Task description.
Report, as a bare number, how many lines hold "that".
----------
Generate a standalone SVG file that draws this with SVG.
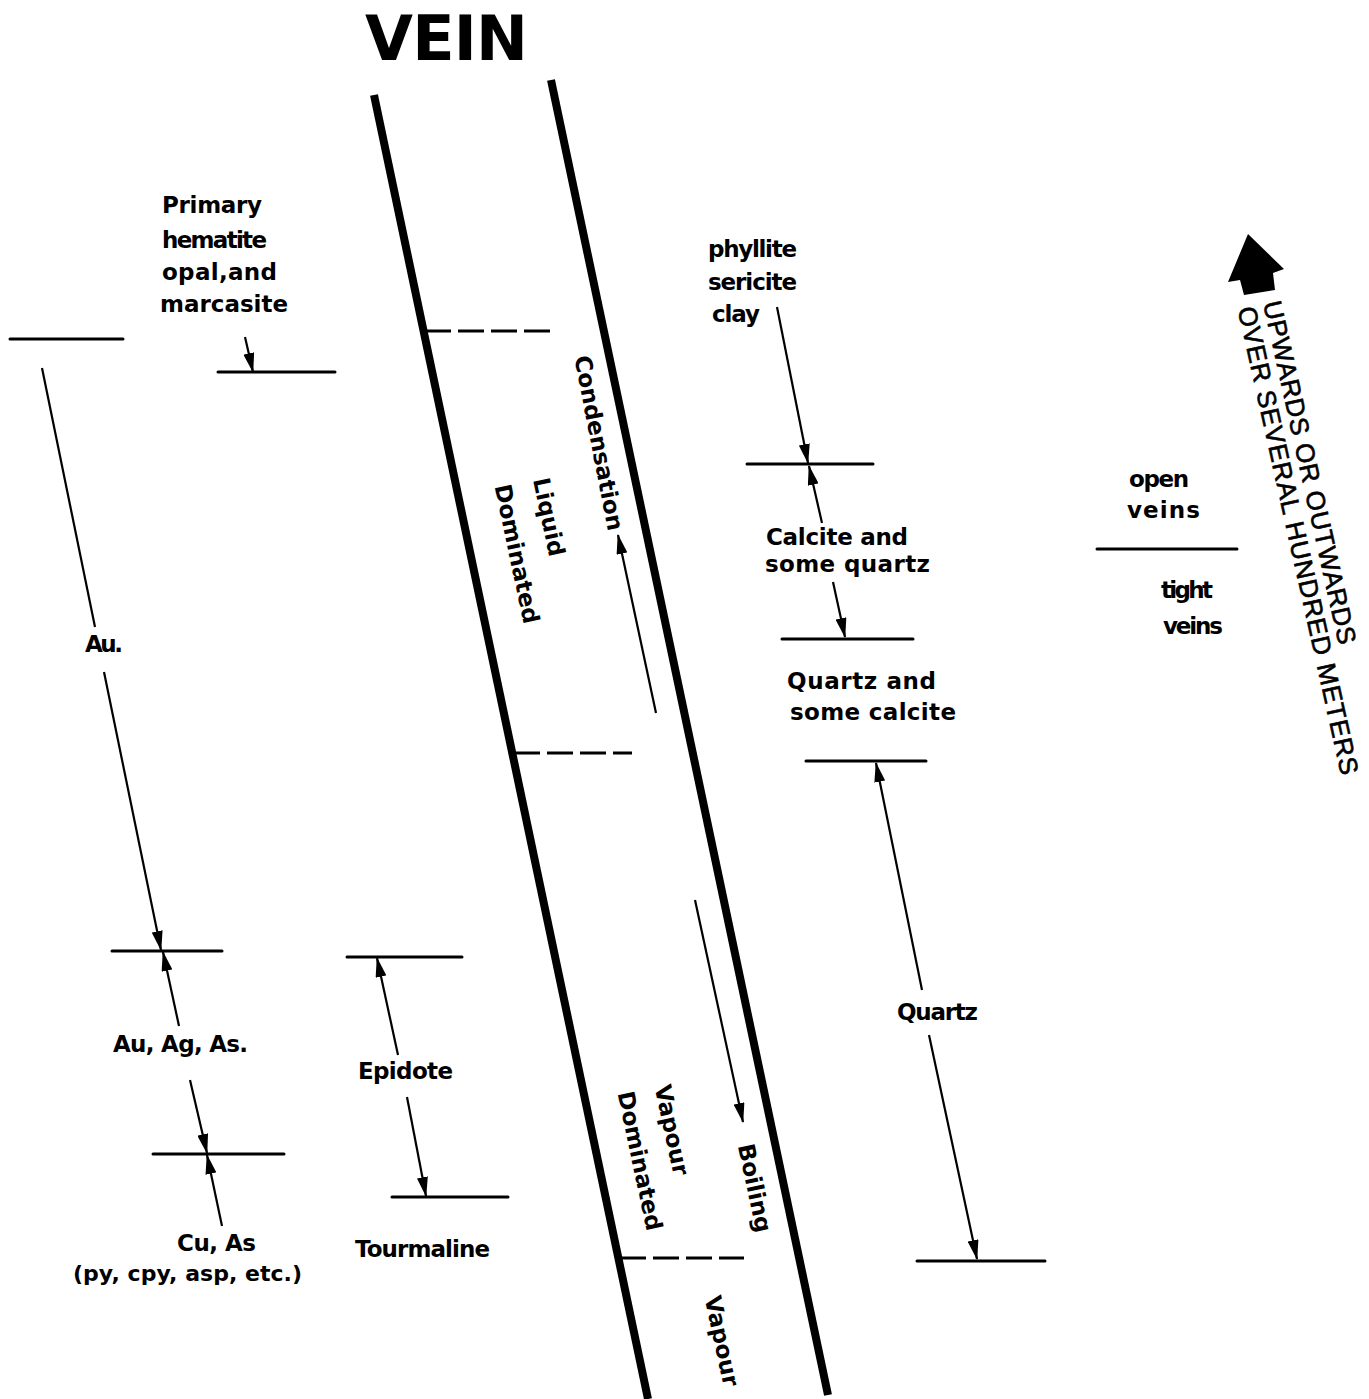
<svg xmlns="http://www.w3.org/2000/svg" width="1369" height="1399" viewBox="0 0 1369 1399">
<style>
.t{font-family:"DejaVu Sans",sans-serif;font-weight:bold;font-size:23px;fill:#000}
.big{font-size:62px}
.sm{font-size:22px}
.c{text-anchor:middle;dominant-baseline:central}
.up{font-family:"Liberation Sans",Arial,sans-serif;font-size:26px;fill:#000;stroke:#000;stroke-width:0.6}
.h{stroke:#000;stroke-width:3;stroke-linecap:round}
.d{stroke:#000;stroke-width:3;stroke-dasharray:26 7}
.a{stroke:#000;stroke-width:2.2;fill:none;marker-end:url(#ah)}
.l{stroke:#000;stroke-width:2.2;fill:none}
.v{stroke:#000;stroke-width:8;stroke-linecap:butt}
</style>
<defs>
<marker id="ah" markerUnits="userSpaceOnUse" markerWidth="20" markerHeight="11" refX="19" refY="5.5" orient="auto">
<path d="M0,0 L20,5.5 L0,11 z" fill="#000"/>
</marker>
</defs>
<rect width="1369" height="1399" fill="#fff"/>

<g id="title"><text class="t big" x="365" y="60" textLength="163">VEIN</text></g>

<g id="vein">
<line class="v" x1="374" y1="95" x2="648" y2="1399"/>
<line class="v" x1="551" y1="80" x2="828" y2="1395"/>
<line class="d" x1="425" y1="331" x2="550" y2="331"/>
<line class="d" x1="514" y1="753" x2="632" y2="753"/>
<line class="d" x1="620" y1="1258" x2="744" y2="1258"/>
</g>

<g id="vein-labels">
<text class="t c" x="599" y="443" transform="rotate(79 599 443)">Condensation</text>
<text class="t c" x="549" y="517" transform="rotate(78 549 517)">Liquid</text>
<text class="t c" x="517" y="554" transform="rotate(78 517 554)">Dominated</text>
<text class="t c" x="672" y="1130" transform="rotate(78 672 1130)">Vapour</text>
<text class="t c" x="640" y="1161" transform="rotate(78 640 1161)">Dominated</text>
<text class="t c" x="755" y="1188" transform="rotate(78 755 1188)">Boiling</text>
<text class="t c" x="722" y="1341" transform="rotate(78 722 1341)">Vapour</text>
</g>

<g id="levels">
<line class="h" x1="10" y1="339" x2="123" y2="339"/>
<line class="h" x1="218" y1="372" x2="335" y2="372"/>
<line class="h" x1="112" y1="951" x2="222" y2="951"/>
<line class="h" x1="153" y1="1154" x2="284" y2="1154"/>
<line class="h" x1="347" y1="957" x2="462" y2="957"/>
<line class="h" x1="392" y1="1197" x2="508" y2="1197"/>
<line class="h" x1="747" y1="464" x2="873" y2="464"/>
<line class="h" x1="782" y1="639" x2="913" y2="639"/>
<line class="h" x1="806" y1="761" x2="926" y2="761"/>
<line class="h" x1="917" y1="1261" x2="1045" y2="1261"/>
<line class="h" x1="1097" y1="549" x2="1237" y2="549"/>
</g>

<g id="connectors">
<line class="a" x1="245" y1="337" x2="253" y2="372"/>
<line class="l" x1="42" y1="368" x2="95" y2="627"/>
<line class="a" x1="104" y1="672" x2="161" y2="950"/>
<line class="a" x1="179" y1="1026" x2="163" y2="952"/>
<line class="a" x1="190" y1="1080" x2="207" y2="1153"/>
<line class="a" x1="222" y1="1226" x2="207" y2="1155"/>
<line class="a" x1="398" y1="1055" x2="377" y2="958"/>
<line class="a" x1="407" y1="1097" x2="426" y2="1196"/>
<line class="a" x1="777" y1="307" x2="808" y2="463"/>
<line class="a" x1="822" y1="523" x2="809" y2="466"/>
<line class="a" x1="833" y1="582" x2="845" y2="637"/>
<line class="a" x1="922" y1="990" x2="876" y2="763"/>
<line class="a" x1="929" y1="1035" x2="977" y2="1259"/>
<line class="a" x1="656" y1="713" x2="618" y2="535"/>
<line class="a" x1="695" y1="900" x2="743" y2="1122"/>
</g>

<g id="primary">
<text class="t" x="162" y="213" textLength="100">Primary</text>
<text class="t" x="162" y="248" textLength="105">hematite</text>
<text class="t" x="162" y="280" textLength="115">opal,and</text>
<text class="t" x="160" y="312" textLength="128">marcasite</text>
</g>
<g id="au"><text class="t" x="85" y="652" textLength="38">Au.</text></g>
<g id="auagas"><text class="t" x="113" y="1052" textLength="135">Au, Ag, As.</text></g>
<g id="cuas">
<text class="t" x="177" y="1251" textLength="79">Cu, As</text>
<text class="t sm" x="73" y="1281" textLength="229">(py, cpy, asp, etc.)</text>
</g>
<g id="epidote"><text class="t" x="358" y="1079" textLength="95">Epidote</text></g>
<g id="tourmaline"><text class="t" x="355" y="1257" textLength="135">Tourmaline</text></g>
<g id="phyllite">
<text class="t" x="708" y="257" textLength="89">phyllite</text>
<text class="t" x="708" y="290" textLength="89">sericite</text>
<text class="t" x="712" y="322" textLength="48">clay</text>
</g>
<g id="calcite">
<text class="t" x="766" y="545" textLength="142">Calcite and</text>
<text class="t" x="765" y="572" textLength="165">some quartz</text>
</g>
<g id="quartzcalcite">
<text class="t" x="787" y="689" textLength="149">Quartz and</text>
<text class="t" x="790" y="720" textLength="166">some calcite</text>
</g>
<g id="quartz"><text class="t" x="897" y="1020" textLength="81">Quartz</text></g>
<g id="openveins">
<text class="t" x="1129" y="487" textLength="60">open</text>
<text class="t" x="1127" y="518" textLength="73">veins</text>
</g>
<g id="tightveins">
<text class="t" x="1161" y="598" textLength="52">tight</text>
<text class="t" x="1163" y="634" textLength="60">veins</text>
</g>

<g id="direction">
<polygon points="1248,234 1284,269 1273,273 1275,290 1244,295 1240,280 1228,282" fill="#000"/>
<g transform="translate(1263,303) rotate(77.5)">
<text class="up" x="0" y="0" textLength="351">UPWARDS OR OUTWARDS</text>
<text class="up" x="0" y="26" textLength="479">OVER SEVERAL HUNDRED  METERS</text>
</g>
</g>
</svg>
----------
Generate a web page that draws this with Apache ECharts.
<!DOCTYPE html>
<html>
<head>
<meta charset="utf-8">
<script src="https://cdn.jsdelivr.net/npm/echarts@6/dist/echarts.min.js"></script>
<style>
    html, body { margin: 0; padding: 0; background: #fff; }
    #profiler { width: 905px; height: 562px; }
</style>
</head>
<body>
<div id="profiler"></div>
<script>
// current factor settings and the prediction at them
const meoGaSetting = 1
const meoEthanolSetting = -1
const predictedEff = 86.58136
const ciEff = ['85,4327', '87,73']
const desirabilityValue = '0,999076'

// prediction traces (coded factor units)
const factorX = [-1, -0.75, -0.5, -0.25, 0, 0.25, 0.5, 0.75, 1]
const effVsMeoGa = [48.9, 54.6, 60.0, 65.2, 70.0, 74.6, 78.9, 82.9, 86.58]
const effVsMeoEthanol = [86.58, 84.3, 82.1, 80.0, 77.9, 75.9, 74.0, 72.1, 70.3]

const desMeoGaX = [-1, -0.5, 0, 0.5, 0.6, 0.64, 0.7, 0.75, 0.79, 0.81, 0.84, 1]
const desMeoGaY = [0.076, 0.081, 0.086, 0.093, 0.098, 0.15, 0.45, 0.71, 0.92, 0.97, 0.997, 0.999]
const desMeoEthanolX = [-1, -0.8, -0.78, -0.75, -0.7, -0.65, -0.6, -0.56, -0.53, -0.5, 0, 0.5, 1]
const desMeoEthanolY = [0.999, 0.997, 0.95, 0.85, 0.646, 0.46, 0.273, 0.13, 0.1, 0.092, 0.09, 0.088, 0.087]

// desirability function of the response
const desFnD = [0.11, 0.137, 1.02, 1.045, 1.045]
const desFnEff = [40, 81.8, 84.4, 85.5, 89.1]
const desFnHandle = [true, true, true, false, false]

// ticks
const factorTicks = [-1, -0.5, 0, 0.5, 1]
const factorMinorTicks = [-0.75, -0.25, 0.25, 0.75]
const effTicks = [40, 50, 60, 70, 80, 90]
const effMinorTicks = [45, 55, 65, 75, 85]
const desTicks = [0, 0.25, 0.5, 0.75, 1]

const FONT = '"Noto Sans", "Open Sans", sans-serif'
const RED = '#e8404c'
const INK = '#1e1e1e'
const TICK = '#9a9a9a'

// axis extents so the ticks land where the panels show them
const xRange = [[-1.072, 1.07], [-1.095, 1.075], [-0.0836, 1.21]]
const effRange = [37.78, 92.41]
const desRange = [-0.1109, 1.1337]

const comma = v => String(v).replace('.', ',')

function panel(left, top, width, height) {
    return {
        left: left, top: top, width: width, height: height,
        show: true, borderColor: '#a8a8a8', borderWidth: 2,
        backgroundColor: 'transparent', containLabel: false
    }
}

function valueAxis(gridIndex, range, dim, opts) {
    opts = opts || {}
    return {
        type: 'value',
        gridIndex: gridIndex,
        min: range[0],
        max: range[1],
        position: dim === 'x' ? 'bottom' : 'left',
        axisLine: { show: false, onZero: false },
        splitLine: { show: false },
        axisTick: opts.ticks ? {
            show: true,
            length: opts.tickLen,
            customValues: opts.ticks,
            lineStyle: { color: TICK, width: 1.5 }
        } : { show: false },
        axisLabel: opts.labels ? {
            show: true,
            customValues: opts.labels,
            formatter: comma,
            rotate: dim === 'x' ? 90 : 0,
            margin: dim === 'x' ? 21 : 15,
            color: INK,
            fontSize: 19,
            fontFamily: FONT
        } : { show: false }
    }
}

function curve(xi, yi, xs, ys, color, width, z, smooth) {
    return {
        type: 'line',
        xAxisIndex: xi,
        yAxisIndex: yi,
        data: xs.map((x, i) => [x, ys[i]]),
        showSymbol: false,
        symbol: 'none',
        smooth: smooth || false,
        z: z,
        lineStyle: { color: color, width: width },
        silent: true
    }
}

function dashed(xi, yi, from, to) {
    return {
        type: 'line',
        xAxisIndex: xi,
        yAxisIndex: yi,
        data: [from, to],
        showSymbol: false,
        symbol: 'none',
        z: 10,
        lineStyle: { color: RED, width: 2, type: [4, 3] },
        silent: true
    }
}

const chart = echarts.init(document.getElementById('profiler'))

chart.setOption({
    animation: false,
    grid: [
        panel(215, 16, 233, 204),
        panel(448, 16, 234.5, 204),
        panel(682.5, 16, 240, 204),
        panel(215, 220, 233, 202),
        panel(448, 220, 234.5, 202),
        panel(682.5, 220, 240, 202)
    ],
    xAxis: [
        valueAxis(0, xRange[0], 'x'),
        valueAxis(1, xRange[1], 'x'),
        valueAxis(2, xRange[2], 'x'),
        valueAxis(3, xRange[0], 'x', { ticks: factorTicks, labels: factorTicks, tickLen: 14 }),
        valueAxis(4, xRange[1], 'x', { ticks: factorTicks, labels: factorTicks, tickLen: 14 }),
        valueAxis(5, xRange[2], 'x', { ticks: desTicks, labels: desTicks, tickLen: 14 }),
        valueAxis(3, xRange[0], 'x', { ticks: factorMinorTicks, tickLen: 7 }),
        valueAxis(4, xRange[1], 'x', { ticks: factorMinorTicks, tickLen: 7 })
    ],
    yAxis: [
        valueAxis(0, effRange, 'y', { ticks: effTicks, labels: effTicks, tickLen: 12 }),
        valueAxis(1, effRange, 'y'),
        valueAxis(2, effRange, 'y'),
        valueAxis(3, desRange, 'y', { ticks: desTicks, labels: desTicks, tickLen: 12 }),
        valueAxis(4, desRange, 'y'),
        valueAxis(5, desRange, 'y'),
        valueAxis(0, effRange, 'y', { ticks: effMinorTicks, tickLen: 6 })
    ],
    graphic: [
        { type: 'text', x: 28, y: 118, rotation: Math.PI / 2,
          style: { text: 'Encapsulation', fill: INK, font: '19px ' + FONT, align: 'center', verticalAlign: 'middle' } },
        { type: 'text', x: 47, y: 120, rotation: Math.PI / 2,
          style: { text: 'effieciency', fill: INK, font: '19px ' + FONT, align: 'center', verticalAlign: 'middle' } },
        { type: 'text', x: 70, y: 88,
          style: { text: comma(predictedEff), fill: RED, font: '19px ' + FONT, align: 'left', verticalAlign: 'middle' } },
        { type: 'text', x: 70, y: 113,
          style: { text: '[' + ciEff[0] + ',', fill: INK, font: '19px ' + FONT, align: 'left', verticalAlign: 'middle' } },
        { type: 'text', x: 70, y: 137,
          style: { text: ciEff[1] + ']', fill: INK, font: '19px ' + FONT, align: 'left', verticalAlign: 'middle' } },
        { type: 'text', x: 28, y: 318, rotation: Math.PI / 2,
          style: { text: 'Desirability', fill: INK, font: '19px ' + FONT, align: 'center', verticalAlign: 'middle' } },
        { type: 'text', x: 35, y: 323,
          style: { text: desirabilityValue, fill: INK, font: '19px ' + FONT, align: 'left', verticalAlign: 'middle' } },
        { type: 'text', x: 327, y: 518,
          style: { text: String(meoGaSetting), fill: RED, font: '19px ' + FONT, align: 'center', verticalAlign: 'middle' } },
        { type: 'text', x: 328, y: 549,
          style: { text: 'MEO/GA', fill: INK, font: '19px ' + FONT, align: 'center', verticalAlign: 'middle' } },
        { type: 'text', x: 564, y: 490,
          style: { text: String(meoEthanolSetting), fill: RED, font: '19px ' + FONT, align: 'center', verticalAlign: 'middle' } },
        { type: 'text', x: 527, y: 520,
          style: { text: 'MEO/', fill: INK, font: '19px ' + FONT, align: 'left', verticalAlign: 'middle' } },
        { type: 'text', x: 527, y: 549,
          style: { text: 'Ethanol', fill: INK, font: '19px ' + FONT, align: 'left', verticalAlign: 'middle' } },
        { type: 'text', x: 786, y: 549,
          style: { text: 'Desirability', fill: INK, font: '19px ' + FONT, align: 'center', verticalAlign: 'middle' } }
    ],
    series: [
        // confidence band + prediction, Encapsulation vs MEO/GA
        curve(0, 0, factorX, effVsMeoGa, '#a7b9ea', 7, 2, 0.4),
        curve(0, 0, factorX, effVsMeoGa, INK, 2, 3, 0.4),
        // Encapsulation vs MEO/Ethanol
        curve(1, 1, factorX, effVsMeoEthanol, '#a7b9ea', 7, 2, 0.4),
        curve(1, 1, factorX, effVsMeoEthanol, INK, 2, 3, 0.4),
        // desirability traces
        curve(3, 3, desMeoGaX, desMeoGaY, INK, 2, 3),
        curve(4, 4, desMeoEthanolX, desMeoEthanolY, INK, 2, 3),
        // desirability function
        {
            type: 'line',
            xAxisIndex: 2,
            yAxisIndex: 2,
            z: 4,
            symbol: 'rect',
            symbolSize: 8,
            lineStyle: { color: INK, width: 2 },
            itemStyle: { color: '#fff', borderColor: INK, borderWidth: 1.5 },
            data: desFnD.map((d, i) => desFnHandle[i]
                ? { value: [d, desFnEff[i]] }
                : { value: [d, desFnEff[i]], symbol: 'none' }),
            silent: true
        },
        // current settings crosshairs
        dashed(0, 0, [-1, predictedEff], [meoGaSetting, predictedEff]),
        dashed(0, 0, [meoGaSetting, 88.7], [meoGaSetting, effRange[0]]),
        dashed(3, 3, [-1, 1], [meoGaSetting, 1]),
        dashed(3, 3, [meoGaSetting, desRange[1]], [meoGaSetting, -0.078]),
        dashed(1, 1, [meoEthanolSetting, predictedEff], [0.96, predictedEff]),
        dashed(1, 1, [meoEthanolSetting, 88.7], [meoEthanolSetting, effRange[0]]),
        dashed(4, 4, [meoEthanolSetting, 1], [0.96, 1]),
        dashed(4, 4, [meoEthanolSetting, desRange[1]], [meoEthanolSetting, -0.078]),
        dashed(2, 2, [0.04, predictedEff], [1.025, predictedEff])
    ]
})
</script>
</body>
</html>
----------
Response.
2